— PROBLEM STATEMENT —
Check every line of the material below for "chart". Give the number of lines that have it, and only that.

__________________________________________________

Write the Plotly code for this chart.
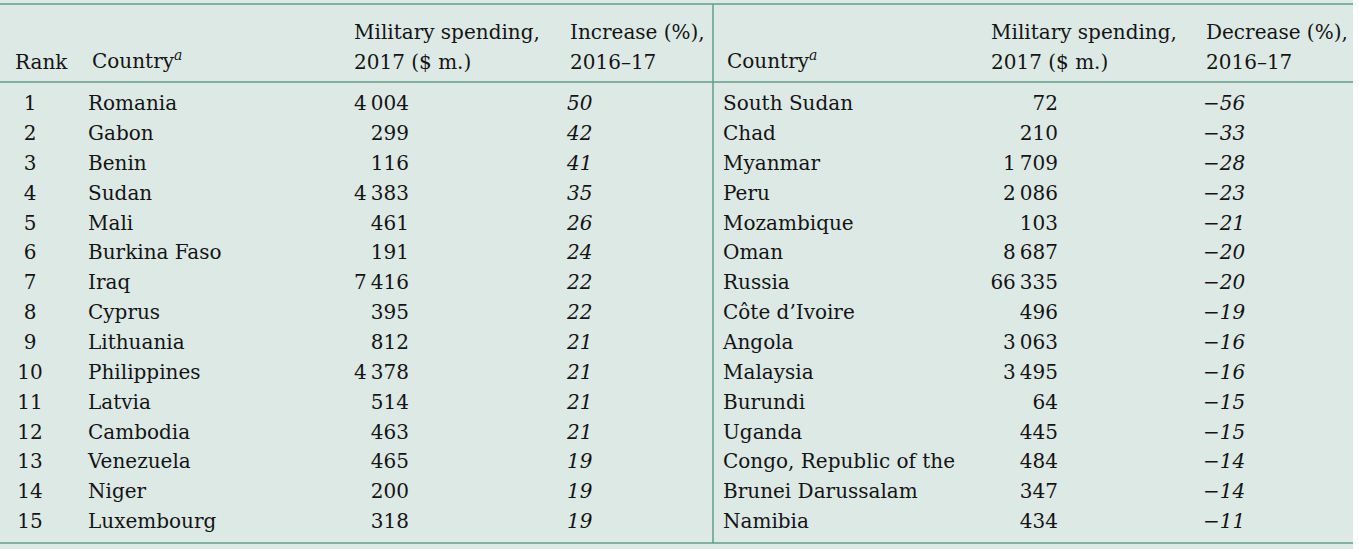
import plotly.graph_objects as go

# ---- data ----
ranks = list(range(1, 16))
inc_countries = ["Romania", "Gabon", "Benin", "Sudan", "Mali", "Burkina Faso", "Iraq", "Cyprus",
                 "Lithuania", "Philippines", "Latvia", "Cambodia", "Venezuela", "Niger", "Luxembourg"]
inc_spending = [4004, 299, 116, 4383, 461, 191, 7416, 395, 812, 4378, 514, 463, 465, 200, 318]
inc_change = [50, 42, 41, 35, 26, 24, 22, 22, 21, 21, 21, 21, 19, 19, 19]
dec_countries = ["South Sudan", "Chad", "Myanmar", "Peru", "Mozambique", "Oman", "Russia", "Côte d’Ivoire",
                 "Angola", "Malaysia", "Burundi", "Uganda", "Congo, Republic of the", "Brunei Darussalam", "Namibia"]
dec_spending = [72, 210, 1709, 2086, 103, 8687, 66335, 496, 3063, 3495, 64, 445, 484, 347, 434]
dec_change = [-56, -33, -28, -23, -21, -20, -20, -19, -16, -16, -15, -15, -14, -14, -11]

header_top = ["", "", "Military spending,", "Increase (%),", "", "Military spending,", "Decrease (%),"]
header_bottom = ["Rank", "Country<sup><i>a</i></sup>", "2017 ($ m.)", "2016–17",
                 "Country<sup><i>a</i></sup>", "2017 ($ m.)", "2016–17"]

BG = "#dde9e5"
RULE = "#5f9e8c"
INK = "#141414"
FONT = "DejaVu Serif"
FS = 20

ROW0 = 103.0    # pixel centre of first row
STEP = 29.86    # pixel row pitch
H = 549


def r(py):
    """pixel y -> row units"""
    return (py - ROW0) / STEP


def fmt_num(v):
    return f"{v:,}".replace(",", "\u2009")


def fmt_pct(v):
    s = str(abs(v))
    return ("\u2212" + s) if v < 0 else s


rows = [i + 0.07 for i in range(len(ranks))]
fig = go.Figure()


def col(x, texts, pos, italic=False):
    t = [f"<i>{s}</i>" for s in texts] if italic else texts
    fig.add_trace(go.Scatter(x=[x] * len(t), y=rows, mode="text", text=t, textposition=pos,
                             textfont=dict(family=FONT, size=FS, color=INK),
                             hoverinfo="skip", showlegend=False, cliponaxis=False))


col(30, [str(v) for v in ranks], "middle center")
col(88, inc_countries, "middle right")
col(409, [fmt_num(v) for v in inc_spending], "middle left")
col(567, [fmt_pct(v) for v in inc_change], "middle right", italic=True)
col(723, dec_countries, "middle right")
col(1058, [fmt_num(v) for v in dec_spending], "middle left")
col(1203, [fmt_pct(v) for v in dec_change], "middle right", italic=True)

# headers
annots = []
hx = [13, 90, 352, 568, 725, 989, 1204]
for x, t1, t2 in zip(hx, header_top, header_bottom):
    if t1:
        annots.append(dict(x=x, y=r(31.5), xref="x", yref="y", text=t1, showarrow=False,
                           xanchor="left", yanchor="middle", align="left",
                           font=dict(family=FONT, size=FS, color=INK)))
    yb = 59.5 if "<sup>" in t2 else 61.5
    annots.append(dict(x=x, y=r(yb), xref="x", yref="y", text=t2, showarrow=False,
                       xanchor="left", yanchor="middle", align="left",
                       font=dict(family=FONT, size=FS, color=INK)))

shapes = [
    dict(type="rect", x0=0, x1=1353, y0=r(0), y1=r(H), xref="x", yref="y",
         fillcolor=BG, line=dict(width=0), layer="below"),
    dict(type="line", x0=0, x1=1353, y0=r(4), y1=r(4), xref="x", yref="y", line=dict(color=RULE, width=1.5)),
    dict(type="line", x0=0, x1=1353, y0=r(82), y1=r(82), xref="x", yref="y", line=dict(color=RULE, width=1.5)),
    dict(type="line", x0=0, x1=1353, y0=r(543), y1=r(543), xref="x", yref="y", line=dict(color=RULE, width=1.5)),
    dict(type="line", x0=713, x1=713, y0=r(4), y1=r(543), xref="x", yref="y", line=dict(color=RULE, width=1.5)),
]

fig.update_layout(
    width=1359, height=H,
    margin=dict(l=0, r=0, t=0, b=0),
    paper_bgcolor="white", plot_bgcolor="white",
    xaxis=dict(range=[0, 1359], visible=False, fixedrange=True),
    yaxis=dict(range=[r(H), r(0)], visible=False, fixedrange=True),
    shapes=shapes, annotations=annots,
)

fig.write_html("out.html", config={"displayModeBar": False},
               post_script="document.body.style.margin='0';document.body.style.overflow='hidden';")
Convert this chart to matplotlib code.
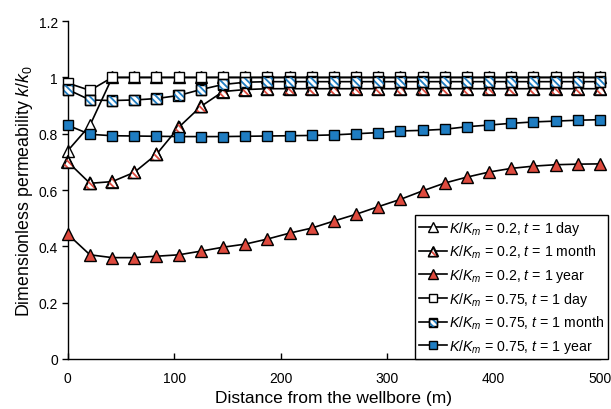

__________________________________________________

— WRITTEN RESPONSE —
2